Exactly what begreen said but it’s not going to happen if your wood is not seasoned, 20% or less of moisture content.
 
I have the same insert, get a moisture meter and confirm your wood is proper. I seem to close the air down an inch at a time, sometimes almost all the way. My moisture content has been12-15 percent
 
Yes. Manuals are vague. Very little information on how to actually run a stove.
 
BeGreen pretty much covered the process and answered your question . . . more heat = "closed" air control . . . with the caveat being how much you can close the air control depends largely on how well seasoned the wood is (moisture content) and how hot the stove is at the time. I find that thermometers help me know when to start dialing back the air vs. just guessing based on the view of the flames.
 
I see this all the time, and I think it's confusing to newbies when told to close the air more for more heat. Closing the air as described above I think will be the most efficient burn, but not necessarily the hottest. For me on the insert that I'm in front of now, that point is with secondaries going and the flame is active still but not lazy. About halfway closed. But no question, if you leave your air wide open it will run hot (to the point of overfire most likely), and you'll go through your wood in no time. And yeah, a thermometer helps a lot . You'll have to experiment with your stove to find the sweet spot.
 
Just to add, start closing the air down in increments, after each move wait 10 min and see what the fire is doing, also check the chimney cap and make sure you still have heat vapors or minimal smoke coming out of it. Once you learn your stove and how it reacts things will get easier and easier.
 
Just to add, start closing the air down in increments, after each move wait 10 min and see what the fire is doing, also check the chimney cap and make sure you still have heat vapors or minimal smoke coming out of it. Once you learn your stove and how it reacts things will get easier and easier.

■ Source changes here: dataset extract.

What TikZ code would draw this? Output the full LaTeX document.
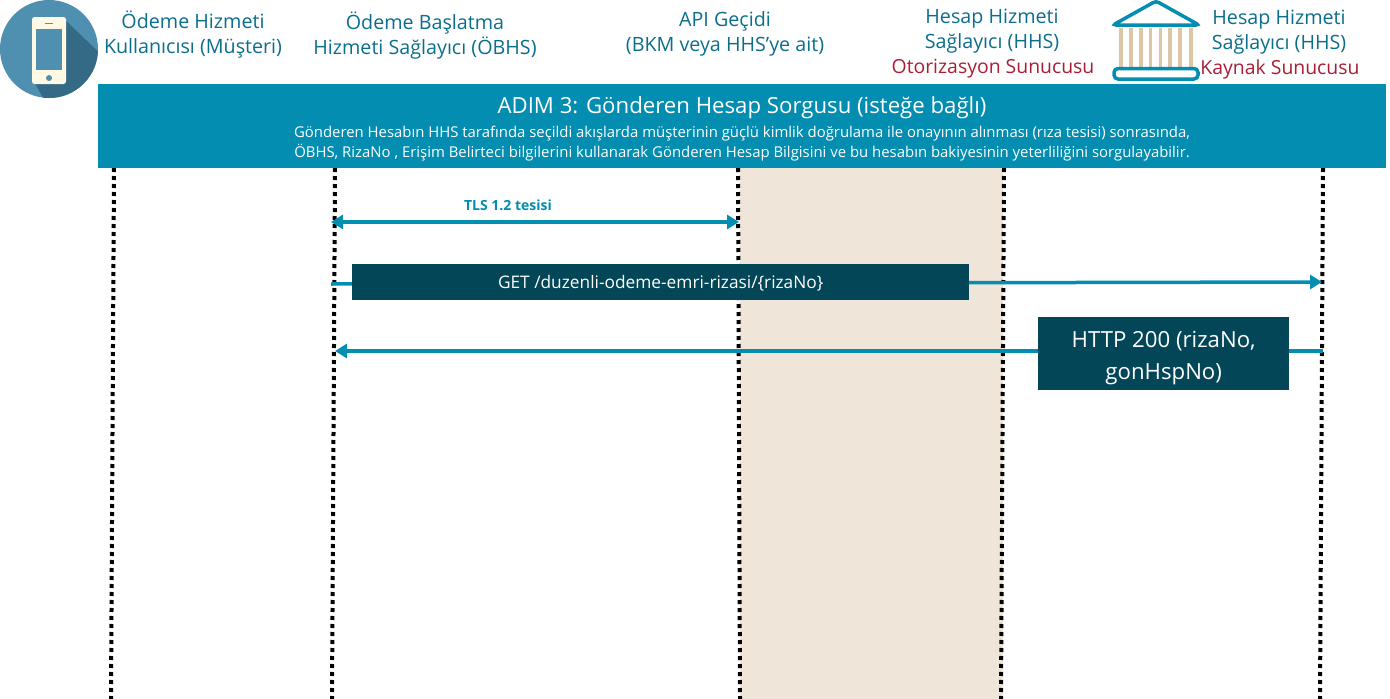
\documentclass[tikz,border=0pt]{standalone}
\usepackage{fontspec}
\setmainfont{Open Sans}
\usetikzlibrary{arrows.meta}
\definecolor{bannerblue}{HTML}{038DB0}
\definecolor{boxteal}{HTML}{024657}
\definecolor{headteal}{HTML}{0B6E8C}
\definecolor{headred}{HTML}{A81E35}
\definecolor{sandbg}{HTML}{EFE5D8}
\definecolor{columntan}{HTML}{DCC6A4}
\definecolor{iconblue}{HTML}{4F8FB0}
\definecolor{iconshade}{HTML}{356A87}
\definecolor{iconcream}{HTML}{FFF8E4}
\tikzset{
  headtext/.style={text=headteal, align=center, inner sep=0pt, font=\fontsize{19.7}{25}\selectfont},
  redtext/.style={text=headred, inner sep=0pt, font=\fontsize{19.4}{25}\selectfont},
  lifeline/.style={line width=4pt, dash pattern=on 4pt off 4pt},
  msgline/.style={draw=bannerblue, line width=3.5pt, -{Triangle[length=12pt,width=14pt]}},
  msgbox/.style={fill=boxteal, text=white, align=center, inner sep=0pt, anchor=north west},
}
\begin{document}
\begin{tikzpicture}[x=1pt,y=-1pt]
\useasboundingbox (0,0) rectangle (1390,699);
% rest of the background
\fill[sandbg] (740,168) rectangle (1003,699);
% icon of the phone
\fill[iconblue] (49,49) circle (49);
\begin{scope}
\clip (49,49) circle (49);
\fill[iconshade] (62,17) -- (110,63) -- (110,110) -- (50,110) -- (33,80) -- cycle;
\end{scope}
\fill[iconcream, rounded corners=2.5pt] (32,17) rectangle (66,84);
\fill[iconblue] (36,29) rectangle (62,70);
\fill[iconblue] (49,78) circle (3);
\draw[iconblue, line width=1pt] (45,23) -- (53,23);
% icon of the bank
\foreach \colx in {1121,1131,1141,1150.5,1160.5,1170,1180,1191}
  \draw[columntan, line width=3.5pt] (\colx,28) -- (\colx,69);
\draw[bannerblue, line width=3.5pt, rounded corners=3pt, fill=white] (1156,1) -- (1199,25) -- (1113,25) -- cycle;
\draw[bannerblue, line width=3.5pt, rounded corners=4pt, fill=white] (1114,68.5) rectangle (1198,79);
% column titles
\node[headtext] (musteri) at (193,34.5) {Ödeme Hizmeti\\Kullanıcısı (Müşteri)};
\node[headtext] (obhs) at (425,36) {Ödeme Başlatma\\Hizmeti Sağlayıcı (ÖBHS)};
\node[headtext] (gecit) at (725,34) {API Geçidi\\(BKM veya HHS’ye ait)};
\node[headtext] (otorizasyon) at (992,31) {Hesap Hizmeti\\Sağlayıcı (HHS)};
\node[redtext] (otorizasyonred) at (993,69) {Otorizasyon Sunucusu};
\node[headtext] (kaynak) at (1279,32.5) {Hesap Hizmeti\\Sağlayıcı (HHS)};
\node[redtext] (kaynakred) at (1280,69) {Kaynak Sunucusu};
% lifelines
\coordinate (obhstop) at (335,168);
\coordinate (obhsend) at (332,699);
\coordinate (gecittop) at (738,168);
\coordinate (gecitend) at (740,699);
\coordinate (otorizasyontop) at (1004,168);
\coordinate (otorizasyonend) at (1001,699);
\coordinate (kaynaktop) at (1323,168);
\coordinate (kaynakend) at (1320,699);
\coordinate (musteritop) at (114,168);
\coordinate (musteriend) at (111,699);
\foreach \lifename in {musteri,obhs,gecit,otorizasyon,kaynak}
  \draw[lifeline] (\lifename top) -- (\lifename end);
% banner on top of the lines
\node[fill=bannerblue, minimum width=1288pt, minimum height=84pt, inner sep=0pt, anchor=north west] (banner) at (98,84) {};
\node[text=white, inner sep=0pt, font=\fontsize{22.2}{25}\selectfont] (bannertitle) at (742,108) {ADIM 3: Gönderen Hesap Sorgusu (isteğe bağlı)};
\node[text=white, align=center, inner sep=0pt, font=\fontsize{14.9}{20}\selectfont] (bannertext) at (742,144) {Gönderen Hesabın HHS tarafında seçildi akışlarda müşterinin güçlü kimlik doğrulama ile onayının alınması (rıza tesisi) sonrasında,\\ÖBHS, RizaNo , Erişim Belirteci bilgilerini kullanarak Gönderen Hesap Bilgisini ve bu hesabın bakiyesinin yeterliliğini sorgulayabilir.};
% messages
\coordinate (tlsleft) at (331,222);
\coordinate (tlsright) at (739,222);
\coordinate (getleft) at (331,284);
\coordinate (getright) at (1322,282);
\coordinate (httpright) at (1323,351);
\coordinate (httpleft) at (335,351);
\draw[msgline, {Triangle[length=12pt,width=14pt]}-{Triangle[length=12pt,width=14pt]}] (tlsleft) -- (tlsright);
\node[text=bannerblue, inner sep=0pt, font=\fontsize{14}{16}\selectfont\bfseries] (tlslabel) at (508,205) {TLS 1.2 tesisi};
\draw[msgline] (getleft) -- (getright);
\draw[msgline] (httpright) -- (httpleft);
\node[msgbox, minimum width=617pt, minimum height=36pt, font=\fontsize{17.3}{20}\selectfont, text depth=0pt, text height=13pt] (getbox) at (352,264) {GET /duzenli-odeme-emri-rizasi/\{rizaNo\}};
\node[msgbox, minimum width=251pt, minimum height=73pt, font=\fontsize{22.2}{32}\selectfont] (httpbox) at (1038,317) {\rule{0pt}{25pt}HTTP 200 (rizaNo,\\gonHspNo)};
\end{tikzpicture}
\end{document}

10 minutes can be too long, even for a cold start. It depends on the wood, draft and how it is loaded. Better to watch flue temps or watch the fire itself. Turn down as soon as the fire regains strength. On a reload on hot coals this could be just a few minutes.
 
10 minutes can be too long, even for a cold start. It depends on the wood, draft and how it is loaded. Better to watch flue temps or watch the fire itself. Turn down as soon as the fire regains strength. On a reload on hot coals this could be just a few minutes.
Lol, what can go wrong, the op has left the damper fully open, so by shutting it a little at a time while learning is prob better.
 
Lol, what can go wrong, the op has left the damper fully open, so by shutting it a little at a time while learning is prob better.
Besides a waste of fuel it can be the difference between a 600F stove top and a 750F. The object is to moderate the outgassing of the wood for a more steady burn.